§ Direction
Would you copy the records below, exactly and only from their first line through the line containing "return (H - B - py) / PH", without any pictures?

§ Working data
☆ ☆ ☆

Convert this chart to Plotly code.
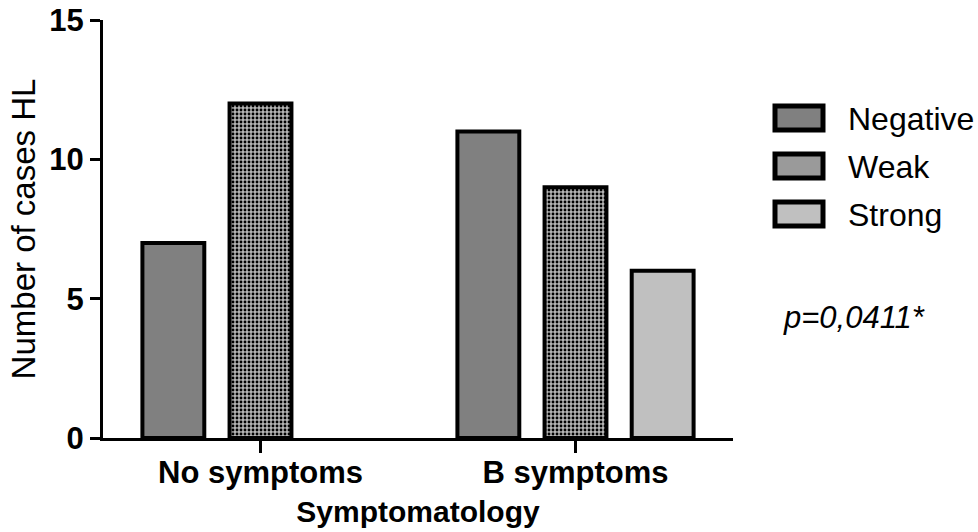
import plotly.graph_objects as go

categories = ["No symptoms", "B symptoms"]
series_names = ["Negative", "Weak", "Strong"]
negative = [7, 11]
weak = [12, 9]
strong = [None, 6]
y_ticks = [0, 5, 10, 15]
p_text = "p=0,0411*"

FONT = "Liberation Sans, Arial, sans-serif"
W, H = 978, 532
L, R, T, B = 103, 245, 20, 94
PW, PH = W - L - R, H - T - B


def px_x(px):
    return (px - L) / PW


def px_y(py):
    return (H - B - py) / PH


neg_color = "#808080"
strong_color = "#c0c0c0"
weak_bg = "#b4b4b4"
weak_pattern = dict(shape=".", fgcolor="black", bgcolor=weak_bg,
                    size=4, solidity=0.4, fillmode="replace")

fig = go.Figure()
fig.add_trace(go.Bar(
    name=series_names[0], x=categories, y=negative,
    marker=dict(color=neg_color, line=dict(color="black", width=4)),
))
fig.add_trace(go.Bar(
    name=series_names[1], x=categories, y=weak,
    marker=dict(color=weak_bg, line=dict(color="black", width=4), pattern=weak_pattern),
))
fig.add_trace(go.Bar(
    name=series_names[2], x=categories, y=strong,
    marker=dict(color=strong_color, line=dict(color="black", width=4)),
))

# manual legend (large swatches as in the reference)
swatch_fill = [neg_color, "#9a9a9a", strong_color]
for i, (name, fill) in enumerate(zip(series_names, swatch_fill)):
    cy = 118 + 48 * i
    fig.add_shape(type="rect", xref="paper", yref="paper",
                  x0=px_x(775), x1=px_x(823), y0=px_y(cy - 12), y1=px_y(cy + 12),
                  fillcolor=fill, line=dict(color="black", width=5))
    fig.add_annotation(text=name, xref="paper", yref="paper",
                       x=px_x(846), y=px_y(cy + 1), xanchor="left", yanchor="middle",
                       showarrow=False, font=dict(family=FONT, size=32, color="black"))

fig.add_annotation(
    text=p_text, xref="paper", yref="paper", x=px_x(781), y=px_y(317),
    xanchor="left", yanchor="middle", showarrow=False,
    font=dict(family=FONT, size=31, color="black", style="italic"),
)

fig.update_layout(
    width=W, height=H,
    margin=dict(l=L, r=R, t=T, b=B),
    paper_bgcolor="white", plot_bgcolor="white",
    barmode="group", bargap=0.17, bargroupgap=0.29,
    font=dict(family=FONT, color="black"),
    showlegend=False,
    xaxis=dict(
        range=[-0.5, 1.5], showline=True, linecolor="black", linewidth=3,
        ticks="outside", ticklen=12, tickwidth=3, tickcolor="black",
        tickfont=dict(size=31, family=FONT, weight="bold"), ticklabelstandoff=-7,
        title=dict(text="Symptomatology", font=dict(size=30, family=FONT, weight="bold"), standoff=12),
        showgrid=False, zeroline=False, automargin=False,
    ),
    yaxis=dict(
        range=[0, 15], tickvals=y_ticks, showline=True, linecolor="black", linewidth=3,
        ticks="outside", ticklen=10, tickwidth=3, tickcolor="black",
        tickfont=dict(size=31, family=FONT, weight="bold"),
        title=dict(text="Number of cases HL", font=dict(size=33, family=FONT), standoff=4),
        showgrid=False, zeroline=False, automargin=False,
    ),
)

fig.write_html(
    "out.html",
    config={"displayModeBar": False},
    post_script="document.body.style.margin='0';document.body.style.overflow='hidden';",
)
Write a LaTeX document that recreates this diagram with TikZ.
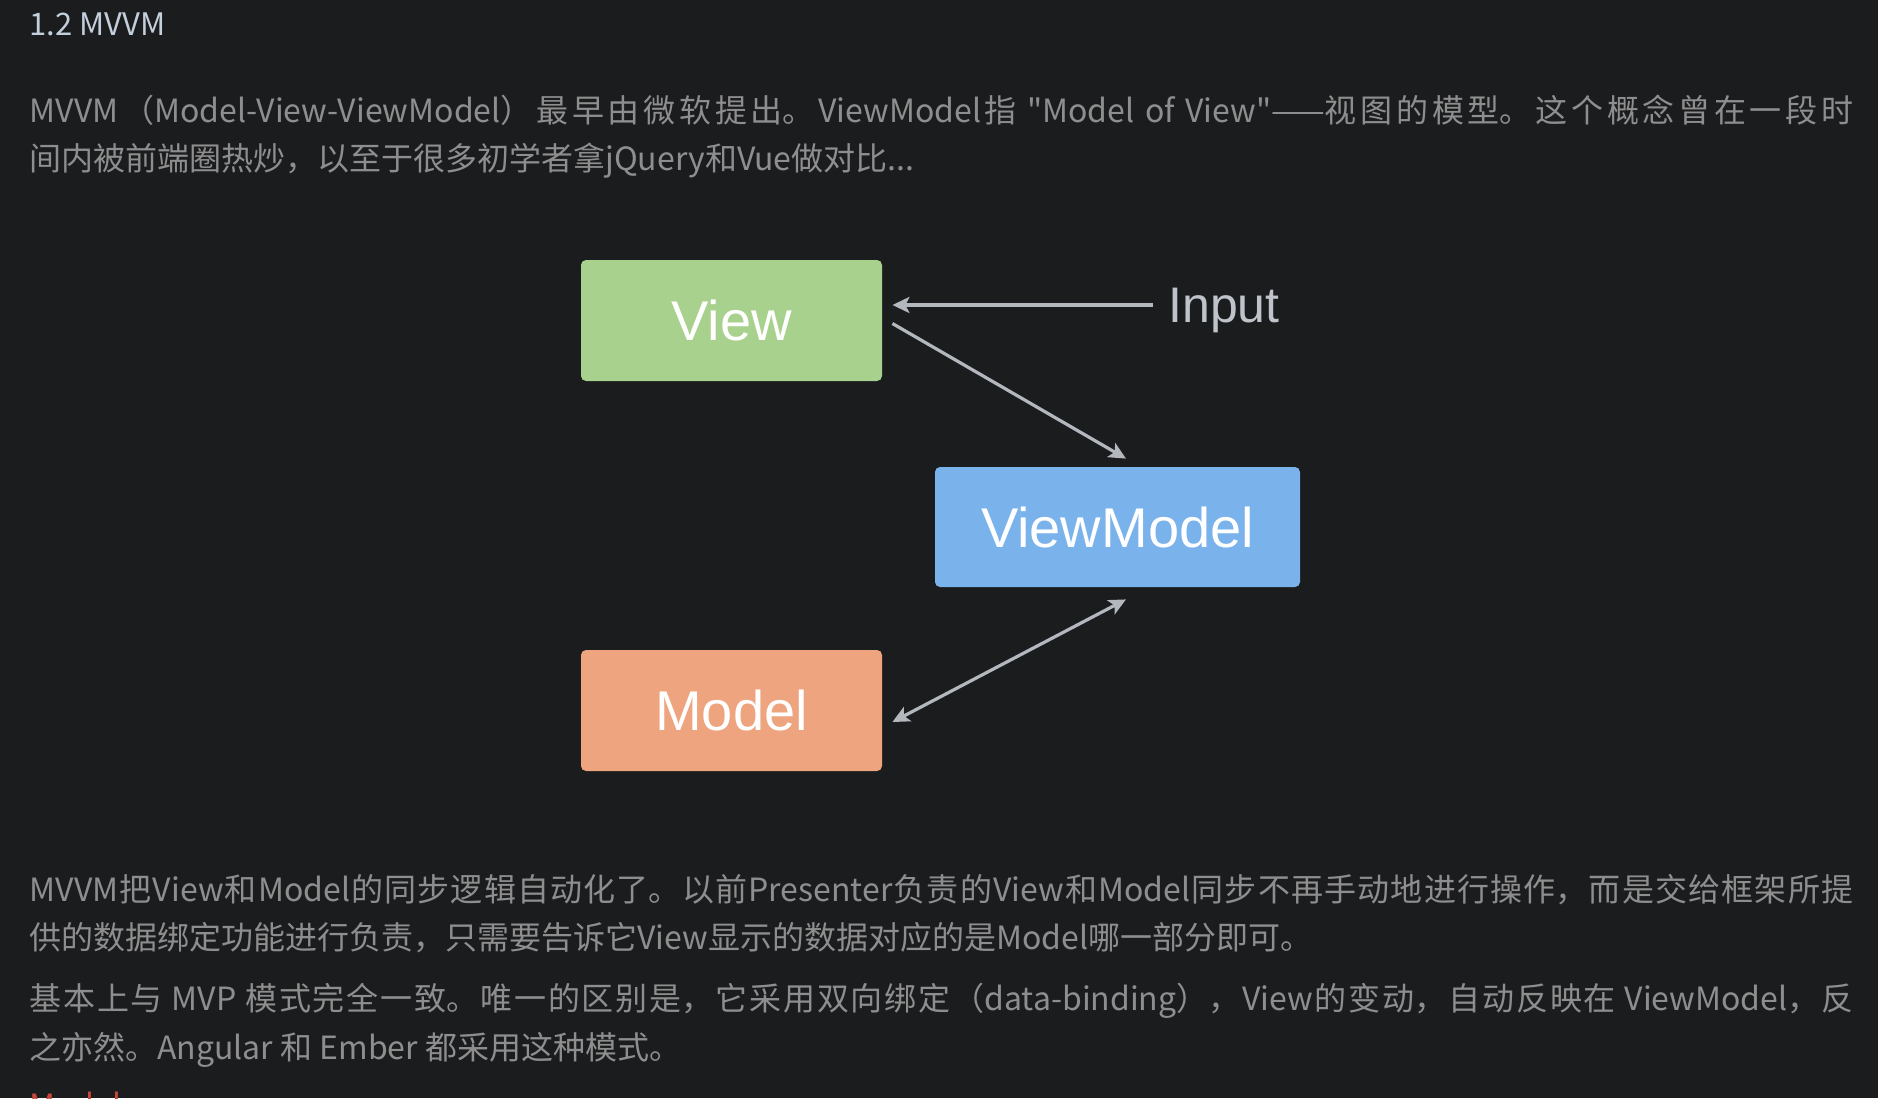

☆ ☆ ☆

§ Output for this task
Convert this chart to Plotly code.
import plotly.graph_objects as go

categories = ["No symptoms", "B symptoms"]
series_names = ["Negative", "Weak", "Strong"]
negative = [7, 11]
weak = [12, 9]
strong = [None, 6]
y_ticks = [0, 5, 10, 15]
p_text = "p=0,0411*"

FONT = "Liberation Sans, Arial, sans-serif"
W, H = 978, 532
L, R, T, B = 103, 245, 20, 94
PW, PH = W - L - R, H - T - B


def px_x(px):
    return (px - L) / PW


def px_y(py):
    return (H - B - py) / PH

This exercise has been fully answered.